Don’t let budget cuts gut hope
There comes a point when management decisions forced by budget constraints become indefensible.

Politicians must either step up to find the resources required or justify their lack of action to those most vulnerable: cancer patients and their families.
The proposed restructuring and partial dismantling of the public Cancer and Blood Services (CaBS) Clinical Trials Unit (CTU) at the Royal Hobart Hospital (RHH) is a decision of this kind.
While it is not uncommon for governments to have to make tough choices in lean times, this one would hurt the very people our health system is meant to protect, cancer patients already burdened by the cruel hand of disease.
We must call this what it is: a shameful retreat from our duty to provide timely, equitable, and compassionate care.
The CTU delivers access to cutting-edge treatments and novel therapies.

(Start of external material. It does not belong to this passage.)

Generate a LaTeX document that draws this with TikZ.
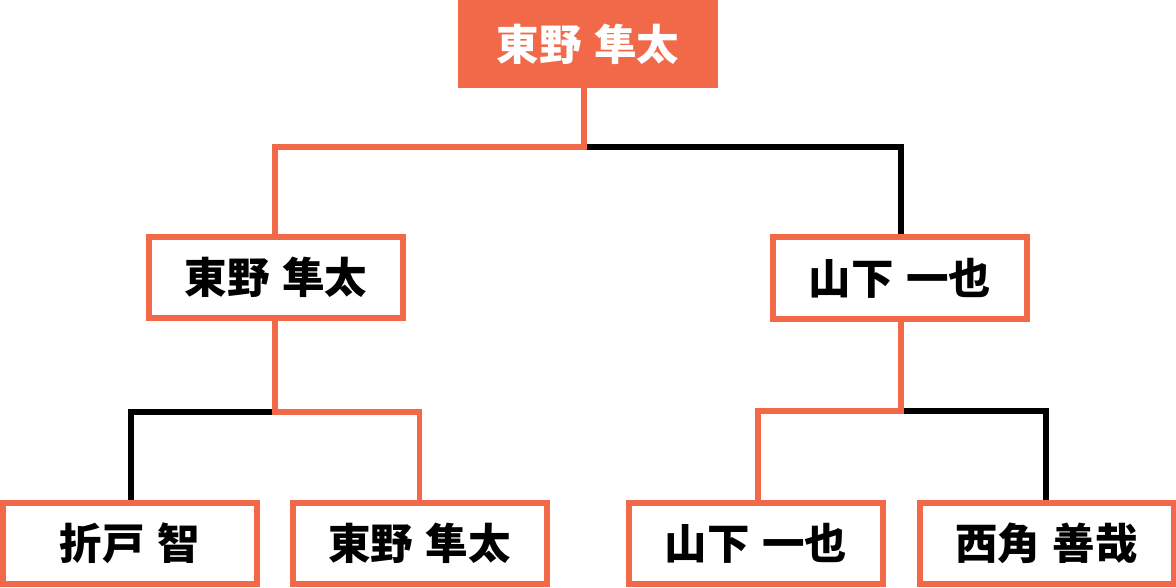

It is the lifeline that may offer not just more days but hope to Tasmanians facing a grim cancer diagnosis.
Clinical trials are how better treatments are developed, and the CTU has ensured Tasmania both contributes to and benefits from the knowledge gained.
That this service now faces losing more than 50% of its team and the very real possibility of closure should horrify every single Tasmanian.
It is a gut-wrenching prospect, especially when the cost of funding required to keep it going is less than a million dollars while it rebuilds its once self-sustaining income base.
To fail to act now is incomprehensible. If the CTU is diminished, cancer patients will suffer.
Already, Tasmanians face limited trial options compared to those living in larger states.
The loss of this unit will turn a trickle of interstate medical refugees into a steady stream. Families will be separated. Financial burdens will skyrocket. The critically ill will endure punishing travel schedules to receive the same chances already available to others.
Some patients won't be able to travel. They will be left with nothing but standard treatments that have failed them, and the knowledge that if they lived somewhere else, they might have had a chance.
What message does this send?
Do Tasmanians not deserve the same shot at life as those in Melbourne or Sydney?
And this isn't hypothetical. These aren't just statistics. These are people—our neighbours, colleagues, loved ones—fighting for time, for dignity, for hope.
When we talk about dismantling this unit, we are talking about telling a mother with metastatic breast cancer that she can't access a promising new treatment.
We are talking about denying a young man with relapsed lymphoma his only realistic shot at survival.
We are talking about pulling the rug out from under families already facing the unthinkable.
The CTU is more than a gateway to trials. It is a cornerstone of clinical excellence, a beacon that helps attract and retain the best oncology and haematology professionals. It supports research, training, and state-of-the-art patient care. Dismantling it sends a damaging message—not only to patients but to every clinician who chooses to practice in Tasmania. It tells them: Your innovation, your expertise, and your commitment to excellence are not valued here.
Worse still, should it close due to a lack of staff, it would make the RHH the only major public metropolitan hospital in the country without a dedicated clinical trials unit. This is not simply embarrassing. It is devastating. For a state already struggling with medical workforce shortages and health system pressure, this is a step backward from which we may not recover.
And for what? This is not a bloated, inefficient department that needs trimming. This unit, until recently, operated entirely self-sufficiently. Its current shortfall is the result of external factors—delays in research governance approvals, shifts in trial sponsorship, and increasing regulatory burdens—not mismanagement. Its ability to continue operating at all despite these pressures is a testament to the dedication and efficiency of its staff.
The refusal to provide modest bridge funding is short-sighted, penny-wise and pound-foolish.
Without the CTU, more Tasmanians will be forced to seek care outside of Tasmania. This will increase costs via the Tasmanian Medical Treatment Interstate and Overseas Travel Assistance Scheme (TMAAC), create fragmented care pathways, and ultimately erode the overall efficiency of our health system. Private options, such as those at the ICON Cancer Centre, will serve only a select few, deepening the inequity between public and private patients.
The heartache of this moment lies not only in what we may lose but in what we say about ourselves by allowing it to happen.
This is a call to conscience for those who wish to lead Tasmania.
You have the power—and the responsibility—to stop this.
Do not let a cornerstone of cancer care crumble due to a lack of short-term funding. Do not allow the flicker of hope provided by clinical trials to be snuffed out. Do not condemn vulnerable Tasmanians to second-tier care because the accounting didn't add up on paper.
Bridge funding must be provided. A longer-term strategy to ensure the CTU's sustainability must be developed. The commitment to uphold equity in cancer care must be reaffirmed—not just in words, but in action.
The people of Tasmania deserve better. Our cancer patients deserve better.